Quant à Mara, il en a décidé d’y aller quand même. Le résultat est connu : d’innocentes personnes ont perdu la vie. S’en est suivi une vive tension entre nos partenaires (Minusma et Serval) et les Maliens ; une défaite de notre armée contre le Mnla et ses alliés djihadistes, des morts et des blessés ; des prisonniers. Bref, ce fut la grande humiliation.

Ensuite, contre Mara et son gouvernement, il y a eu la motion de censure de l’opposition qui a vu dans cette défaite de l’armée malienne, la responsabilité de Moussa Mara, dont le gouvernement est « incapable », de régler les problèmes du pays dont la rébellion dans le Nord.

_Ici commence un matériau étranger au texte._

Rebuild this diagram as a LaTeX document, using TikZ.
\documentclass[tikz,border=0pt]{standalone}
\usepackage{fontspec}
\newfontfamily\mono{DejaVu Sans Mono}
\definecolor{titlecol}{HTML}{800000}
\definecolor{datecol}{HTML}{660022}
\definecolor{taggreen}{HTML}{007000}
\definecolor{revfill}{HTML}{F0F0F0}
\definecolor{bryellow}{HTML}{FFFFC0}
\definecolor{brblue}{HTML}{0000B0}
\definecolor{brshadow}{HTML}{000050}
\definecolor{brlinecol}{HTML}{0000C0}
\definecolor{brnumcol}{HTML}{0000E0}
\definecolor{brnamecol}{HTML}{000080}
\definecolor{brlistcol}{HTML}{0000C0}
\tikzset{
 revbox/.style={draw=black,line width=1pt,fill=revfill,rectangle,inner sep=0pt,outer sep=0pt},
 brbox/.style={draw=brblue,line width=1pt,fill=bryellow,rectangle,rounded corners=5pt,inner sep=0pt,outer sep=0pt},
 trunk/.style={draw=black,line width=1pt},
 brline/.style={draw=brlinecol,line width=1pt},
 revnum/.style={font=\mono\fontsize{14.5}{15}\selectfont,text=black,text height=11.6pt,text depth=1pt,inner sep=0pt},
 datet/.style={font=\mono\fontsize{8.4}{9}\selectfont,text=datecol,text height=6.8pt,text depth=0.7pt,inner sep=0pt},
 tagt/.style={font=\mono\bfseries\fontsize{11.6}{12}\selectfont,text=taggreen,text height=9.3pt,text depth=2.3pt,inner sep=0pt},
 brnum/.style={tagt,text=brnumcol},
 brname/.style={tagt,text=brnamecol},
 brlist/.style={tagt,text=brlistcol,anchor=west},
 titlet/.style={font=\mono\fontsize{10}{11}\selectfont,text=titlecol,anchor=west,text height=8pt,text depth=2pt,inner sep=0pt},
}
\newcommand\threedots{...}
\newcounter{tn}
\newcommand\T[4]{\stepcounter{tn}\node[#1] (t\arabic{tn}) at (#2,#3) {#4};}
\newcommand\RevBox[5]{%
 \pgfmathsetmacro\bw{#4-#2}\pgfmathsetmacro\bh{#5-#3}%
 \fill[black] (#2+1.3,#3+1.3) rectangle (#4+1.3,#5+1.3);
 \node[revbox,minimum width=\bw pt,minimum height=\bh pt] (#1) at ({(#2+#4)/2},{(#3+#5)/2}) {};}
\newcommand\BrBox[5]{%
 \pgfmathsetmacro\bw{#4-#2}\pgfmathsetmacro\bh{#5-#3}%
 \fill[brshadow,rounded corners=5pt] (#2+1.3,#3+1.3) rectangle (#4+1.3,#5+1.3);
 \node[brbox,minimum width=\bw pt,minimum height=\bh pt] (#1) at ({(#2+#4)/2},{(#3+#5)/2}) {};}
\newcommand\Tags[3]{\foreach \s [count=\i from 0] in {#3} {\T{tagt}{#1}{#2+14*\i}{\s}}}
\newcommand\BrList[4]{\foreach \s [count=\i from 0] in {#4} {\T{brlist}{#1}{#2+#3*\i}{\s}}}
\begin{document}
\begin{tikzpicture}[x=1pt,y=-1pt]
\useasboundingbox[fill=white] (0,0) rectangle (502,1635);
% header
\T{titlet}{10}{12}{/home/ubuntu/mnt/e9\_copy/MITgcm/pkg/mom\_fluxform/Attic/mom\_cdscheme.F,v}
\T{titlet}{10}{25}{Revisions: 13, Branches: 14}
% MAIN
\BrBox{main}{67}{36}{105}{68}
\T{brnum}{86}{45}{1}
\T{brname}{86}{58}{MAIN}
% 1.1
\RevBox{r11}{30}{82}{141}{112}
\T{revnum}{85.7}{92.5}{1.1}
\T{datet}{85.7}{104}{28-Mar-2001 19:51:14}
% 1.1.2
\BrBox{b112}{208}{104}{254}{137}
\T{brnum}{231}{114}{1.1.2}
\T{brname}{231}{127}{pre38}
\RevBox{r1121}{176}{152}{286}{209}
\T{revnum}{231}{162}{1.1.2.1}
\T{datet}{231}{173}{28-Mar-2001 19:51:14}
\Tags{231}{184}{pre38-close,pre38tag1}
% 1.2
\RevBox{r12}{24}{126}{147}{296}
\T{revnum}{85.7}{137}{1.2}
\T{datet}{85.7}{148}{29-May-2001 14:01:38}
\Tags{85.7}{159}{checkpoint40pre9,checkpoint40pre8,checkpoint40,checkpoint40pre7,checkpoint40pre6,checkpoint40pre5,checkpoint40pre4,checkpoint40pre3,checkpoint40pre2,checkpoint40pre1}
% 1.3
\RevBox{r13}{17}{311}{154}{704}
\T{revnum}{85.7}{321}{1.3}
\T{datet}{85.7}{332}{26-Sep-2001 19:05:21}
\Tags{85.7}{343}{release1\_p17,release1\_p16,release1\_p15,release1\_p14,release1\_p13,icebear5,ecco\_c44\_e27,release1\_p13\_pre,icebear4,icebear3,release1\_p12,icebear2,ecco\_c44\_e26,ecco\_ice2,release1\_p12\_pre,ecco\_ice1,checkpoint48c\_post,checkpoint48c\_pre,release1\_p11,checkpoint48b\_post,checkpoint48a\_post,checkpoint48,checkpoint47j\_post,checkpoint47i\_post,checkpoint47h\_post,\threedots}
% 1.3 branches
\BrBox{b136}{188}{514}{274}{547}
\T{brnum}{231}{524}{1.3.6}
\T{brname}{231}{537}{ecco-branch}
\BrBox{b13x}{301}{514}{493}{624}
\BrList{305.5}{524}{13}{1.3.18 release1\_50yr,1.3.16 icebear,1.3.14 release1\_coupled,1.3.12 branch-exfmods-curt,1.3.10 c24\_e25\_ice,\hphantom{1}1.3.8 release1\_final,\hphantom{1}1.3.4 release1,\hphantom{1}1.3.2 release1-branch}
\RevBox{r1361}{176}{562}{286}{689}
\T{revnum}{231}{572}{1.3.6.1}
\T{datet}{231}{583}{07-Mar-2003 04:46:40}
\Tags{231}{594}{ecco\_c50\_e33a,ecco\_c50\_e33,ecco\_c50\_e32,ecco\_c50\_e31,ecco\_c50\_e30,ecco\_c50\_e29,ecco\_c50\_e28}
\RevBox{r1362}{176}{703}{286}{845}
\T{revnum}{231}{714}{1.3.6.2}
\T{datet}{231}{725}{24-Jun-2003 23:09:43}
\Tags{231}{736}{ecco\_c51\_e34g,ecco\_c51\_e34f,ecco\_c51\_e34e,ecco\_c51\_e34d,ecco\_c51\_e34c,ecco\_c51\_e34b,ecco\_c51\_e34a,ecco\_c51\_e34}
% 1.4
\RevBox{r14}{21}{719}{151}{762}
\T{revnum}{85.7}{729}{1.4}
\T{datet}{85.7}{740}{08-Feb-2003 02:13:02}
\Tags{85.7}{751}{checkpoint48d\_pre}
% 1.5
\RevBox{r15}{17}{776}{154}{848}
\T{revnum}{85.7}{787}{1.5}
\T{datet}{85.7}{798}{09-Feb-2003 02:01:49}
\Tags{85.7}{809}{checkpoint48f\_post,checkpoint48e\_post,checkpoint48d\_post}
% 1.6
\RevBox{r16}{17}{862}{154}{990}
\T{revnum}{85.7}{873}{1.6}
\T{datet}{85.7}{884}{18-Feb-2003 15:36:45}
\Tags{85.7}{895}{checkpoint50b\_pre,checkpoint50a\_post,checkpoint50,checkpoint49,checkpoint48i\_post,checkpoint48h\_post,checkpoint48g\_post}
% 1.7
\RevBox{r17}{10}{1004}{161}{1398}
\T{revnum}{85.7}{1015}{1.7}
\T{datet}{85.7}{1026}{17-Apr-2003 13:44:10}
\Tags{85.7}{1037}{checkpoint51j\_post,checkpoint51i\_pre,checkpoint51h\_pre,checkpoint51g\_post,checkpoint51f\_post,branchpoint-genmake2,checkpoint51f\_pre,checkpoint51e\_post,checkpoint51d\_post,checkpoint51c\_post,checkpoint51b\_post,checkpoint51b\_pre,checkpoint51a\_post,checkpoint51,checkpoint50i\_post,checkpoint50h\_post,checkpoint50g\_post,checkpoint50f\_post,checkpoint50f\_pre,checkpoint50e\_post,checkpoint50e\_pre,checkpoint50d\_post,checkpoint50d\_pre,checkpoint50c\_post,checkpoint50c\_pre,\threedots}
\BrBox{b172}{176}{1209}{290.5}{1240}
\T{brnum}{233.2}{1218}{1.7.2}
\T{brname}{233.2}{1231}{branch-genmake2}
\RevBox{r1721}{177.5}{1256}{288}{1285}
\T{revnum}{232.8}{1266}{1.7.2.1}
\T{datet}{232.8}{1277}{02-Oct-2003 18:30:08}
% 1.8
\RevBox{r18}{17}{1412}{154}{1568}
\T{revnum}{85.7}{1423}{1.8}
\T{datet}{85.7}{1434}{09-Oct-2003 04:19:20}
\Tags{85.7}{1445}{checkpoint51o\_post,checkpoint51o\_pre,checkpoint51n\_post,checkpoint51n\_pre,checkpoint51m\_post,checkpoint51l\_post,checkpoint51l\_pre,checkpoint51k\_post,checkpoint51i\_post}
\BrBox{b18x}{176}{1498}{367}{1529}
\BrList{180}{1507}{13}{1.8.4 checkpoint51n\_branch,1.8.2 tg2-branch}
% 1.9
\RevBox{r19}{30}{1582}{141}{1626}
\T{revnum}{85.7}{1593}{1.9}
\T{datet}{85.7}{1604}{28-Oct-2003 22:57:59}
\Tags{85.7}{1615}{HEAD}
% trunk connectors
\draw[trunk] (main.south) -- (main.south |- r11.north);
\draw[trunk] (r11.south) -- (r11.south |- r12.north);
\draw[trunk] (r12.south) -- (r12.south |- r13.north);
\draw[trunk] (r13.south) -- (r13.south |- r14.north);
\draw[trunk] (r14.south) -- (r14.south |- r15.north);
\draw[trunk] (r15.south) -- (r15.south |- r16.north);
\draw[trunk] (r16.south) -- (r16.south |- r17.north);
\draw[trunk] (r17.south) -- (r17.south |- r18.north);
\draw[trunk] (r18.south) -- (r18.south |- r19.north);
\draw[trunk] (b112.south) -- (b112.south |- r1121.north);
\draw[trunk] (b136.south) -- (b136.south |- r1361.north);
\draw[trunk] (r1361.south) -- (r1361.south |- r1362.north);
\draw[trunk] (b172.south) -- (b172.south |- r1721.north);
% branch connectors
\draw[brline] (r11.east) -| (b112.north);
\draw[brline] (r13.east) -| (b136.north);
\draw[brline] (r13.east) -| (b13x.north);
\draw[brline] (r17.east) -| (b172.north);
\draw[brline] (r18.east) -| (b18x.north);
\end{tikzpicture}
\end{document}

Selon l’opposition, le « pays s’enfonce dans une crise économique, sociale et sécuritaire profonde marquée notamment par la mal gouvernance et la quasi absence de dialogue politique ». D’après elle, le Mali « se trouve dans l’impasse sur plusieurs questions ». Ses responsables citent notamment « la gestion calamiteuse des finances publiques », une « école qui va mal » et « le peu de lisibilité dans les négociations de Kidal ». C’est la motion de censure a été déposée « pour réclamer la démission du gouvernement, avec à sa tête le Premier ministre Moussa Mara, qui est incapable de résoudre les problèmes urgents de l’heure »

Enfin, c’est au tour des caciques du RPM de mettre à prix la « tête de Mara ». Les dinosaures du parti présidentiel ne rêvent que de son éviction. Ils ne le cachent plus. C’est ainsi que l’honorable Magassouba a revendiqué le poste de Premier ministre pour son parti. Les conditions sont presque réunies pour que la primature revienne à un militant bon teint du RPM. Le parti détient la majorité à l’Assemblée nationale et dirige actuellement la mouvance présidentielle. Reste à savoir si les tenants sont dans la même logique que le Président IBK et qu’ils détiennent un candidat apte à occuper le poste.

Et au moment où l’on spécule sur le départ de Mara, le Mali est bloqué. Il donne l’image d’un pays dont tous les signaux sont au rouge.